- _What you will do_:
Return every line below as is, leaving out the pictures.
╭─ Information supplied
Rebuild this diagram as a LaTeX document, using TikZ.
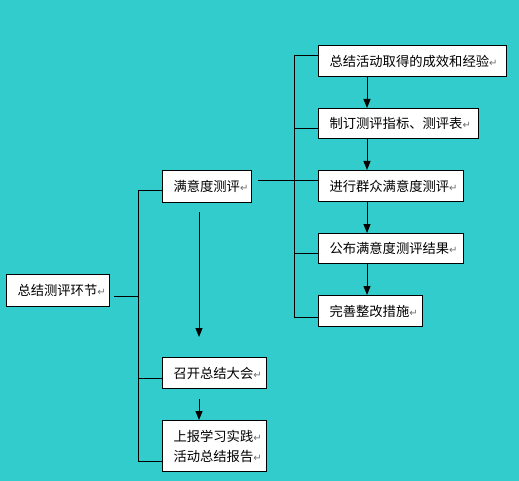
\documentclass[tikz,border=0pt]{standalone}
\usepackage{fontspec}
\setmainfont{Noto Sans CJK SC}
\newfontfamily\retfont{DejaVu Sans}
\usepackage{xcolor}
\usetikzlibrary{arrows.meta}
\definecolor{bgteal}{RGB}{51,204,204}
\definecolor{retgray}{RGB}{110,110,110}
\newcommand{\retmark}{{\retfont\fontsize{10pt}{10pt}\selectfont\textcolor{retgray}{↵}}}
\newcommand{\ind}{\hspace*{11pt}}

\begin{document}
\begin{tikzpicture}[x=1pt,y=-1pt,
  box/.style={draw=black, line width=1pt, fill=white, anchor=north west,
    inner xsep=0pt, inner ysep=0pt, align=left,
    font=\fontsize{13.3pt}{20pt}\selectfont},
  link/.style={line width=1pt},
  arr/.style={line width=1pt, -{Triangle[width=7pt,length=9pt]}}]
\fill[bgteal] (0,0) rectangle (519,481);
\useasboundingbox (0,0) rectangle (519,481);
% left column
\node[box, text width=103pt, minimum height=32pt] (sum) at (6,274) {\ind 总结测评环节\retmark};
\node[box, text width=89pt, minimum height=32pt] (sat) at (162,170) {\ind 满意度测评\retmark};
\node[box, text width=104pt, minimum height=31pt] (meet) at (162,357) {\ind 召开总结大会\retmark};
\node[box, text width=104pt, minimum height=51pt] (report) at (162,420) {\ind 上报学习实践\retmark\\\ind 活动总结报告\retmark};
% right column
\node[box, text width=188pt, minimum height=31pt] (r1) at (318,45) {\ind 总结活动取得的成效和经验\retmark};
\node[box, text width=160pt, minimum height=30pt] (r2) at (318,108) {\ind 制订测评指标、测评表\retmark};
\node[box, text width=145pt, minimum height=31pt] (r3) at (318,170) {\ind 进行群众满意度测评\retmark};
\node[box, text width=145pt, minimum height=30pt] (r4) at (318,233) {\ind 公布满意度测评结果\retmark};
\node[box, text width=104pt, minimum height=31pt] (r5) at (318,295) {\ind 完善整改措施\retmark};
% bus points
\coordinate (busTop) at (138,191);
\coordinate (busBot) at (138,461);
\coordinate (sumR) at (114,296);
\coordinate (jm) at (138,378);
\coordinate (satR) at (258,181);
\coordinate (j1) at (294,56);
\coordinate (j2) at (294,129);
\coordinate (j4) at (294,253);
\coordinate (j5) at (294,317);
\coordinate (ax) at (367,0);
\coordinate (dnA) at (199,212);
\coordinate (dnB) at (199,337);
\coordinate (dnC) at (199,399);
% left bus
\draw[link] (busTop) -- (busBot);
\draw[link] (busTop) -- (busTop -| sat.west);
\draw[link] (sumR) -- (sumR -| busTop);
\draw[link] (jm) -- (jm -| meet.west);
\draw[link] (busBot) -- (busBot -| report.west);
% right bus
\draw[link] (j1) -- (j5);
\draw[link] (j1) -- (j1 -| r1.west);
\draw[link] (j2) -- (j2 -| r2.west);
\draw[link] (satR) -- (satR -| r3.west);
\draw[link] (j4) -- (j4 -| r4.west);
\draw[link] (j5) -- (j5 -| r5.west);
% arrows
\draw[arr] (r1.south -| ax) -- (r2.north -| ax);
\draw[arr] (r2.south -| ax) -- (r3.north -| ax);
\draw[arr] (r3.south -| ax) -- (r4.north -| ax);
\draw[arr] (r4.south -| ax) -- (r5.north -| ax);
\draw[arr] (dnA) -- (dnB);
\draw[arr] (dnC) -- (dnC |- report.north);
\end{tikzpicture}
\end{document}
╰─
- _Task response_:
Rebuild this diagram as a LaTeX document, using TikZ.
\documentclass[tikz,border=0pt]{standalone}
\usepackage{fontspec}
\setmainfont{Noto Sans CJK SC}
\newfontfamily\retfont{DejaVu Sans}
\usepackage{xcolor}
\usetikzlibrary{arrows.meta}
\definecolor{bgteal}{RGB}{51,204,204}
\definecolor{retgray}{RGB}{110,110,110}
\newcommand{\retmark}{{\retfont\fontsize{10pt}{10pt}\selectfont\textcolor{retgray}{↵}}}
\newcommand{\ind}{\hspace*{11pt}}

\begin{document}
\begin{tikzpicture}[x=1pt,y=-1pt,
  box/.style={draw=black, line width=1pt, fill=white, anchor=north west,
    inner xsep=0pt, inner ysep=0pt, align=left,
    font=\fontsize{13.3pt}{20pt}\selectfont},
  link/.style={line width=1pt},
  arr/.style={line width=1pt, -{Triangle[width=7pt,length=9pt]}}]
\fill[bgteal] (0,0) rectangle (519,481);
\useasboundingbox (0,0) rectangle (519,481);
% left column
\node[box, text width=103pt, minimum height=32pt] (sum) at (6,274) {\ind 总结测评环节\retmark};
\node[box, text width=89pt, minimum height=32pt] (sat) at (162,170) {\ind 满意度测评\retmark};
\node[box, text width=104pt, minimum height=31pt] (meet) at (162,357) {\ind 召开总结大会\retmark};
\node[box, text width=104pt, minimum height=51pt] (report) at (162,420) {\ind 上报学习实践\retmark\\\ind 活动总结报告\retmark};
% right column
\node[box, text width=188pt, minimum height=31pt] (r1) at (318,45) {\ind 总结活动取得的成效和经验\retmark};
\node[box, text width=160pt, minimum height=30pt] (r2) at (318,108) {\ind 制订测评指标、测评表\retmark};
\node[box, text width=145pt, minimum height=31pt] (r3) at (318,170) {\ind 进行群众满意度测评\retmark};
\node[box, text width=145pt, minimum height=30pt] (r4) at (318,233) {\ind 公布满意度测评结果\retmark};
\node[box, text width=104pt, minimum height=31pt] (r5) at (318,295) {\ind 完善整改措施\retmark};
% bus points
\coordinate (busTop) at (138,191);
\coordinate (busBot) at (138,461);
\coordinate (sumR) at (114,296);
\coordinate (jm) at (138,378);
\coordinate (satR) at (258,181);
\coordinate (j1) at (294,56);
\coordinate (j2) at (294,129);
\coordinate (j4) at (294,253);
\coordinate (j5) at (294,317);
\coordinate (ax) at (367,0);
\coordinate (dnA) at (199,212);
\coordinate (dnB) at (199,337);
\coordinate (dnC) at (199,399);
% left bus
\draw[link] (busTop) -- (busBot);
\draw[link] (busTop) -- (busTop -| sat.west);
\draw[link] (sumR) -- (sumR -| busTop);
\draw[link] (jm) -- (jm -| meet.west);
\draw[link] (busBot) -- (busBot -| report.west);
% right bus
\draw[link] (j1) -- (j5);
\draw[link] (j1) -- (j1 -| r1.west);
\draw[link] (j2) -- (j2 -| r2.west);
\draw[link] (satR) -- (satR -| r3.west);
\draw[link] (j4) -- (j4 -| r4.west);
\draw[link] (j5) -- (j5 -| r5.west);
% arrows
\draw[arr] (r1.south -| ax) -- (r2.north -| ax);
\draw[arr] (r2.south -| ax) -- (r3.north -| ax);
\draw[arr] (r3.south -| ax) -- (r4.north -| ax);
\draw[arr] (r4.south -| ax) -- (r5.north -| ax);
\draw[arr] (dnA) -- (dnB);
\draw[arr] (dnC) -- (dnC |- report.north);
\end{tikzpicture}
\end{document}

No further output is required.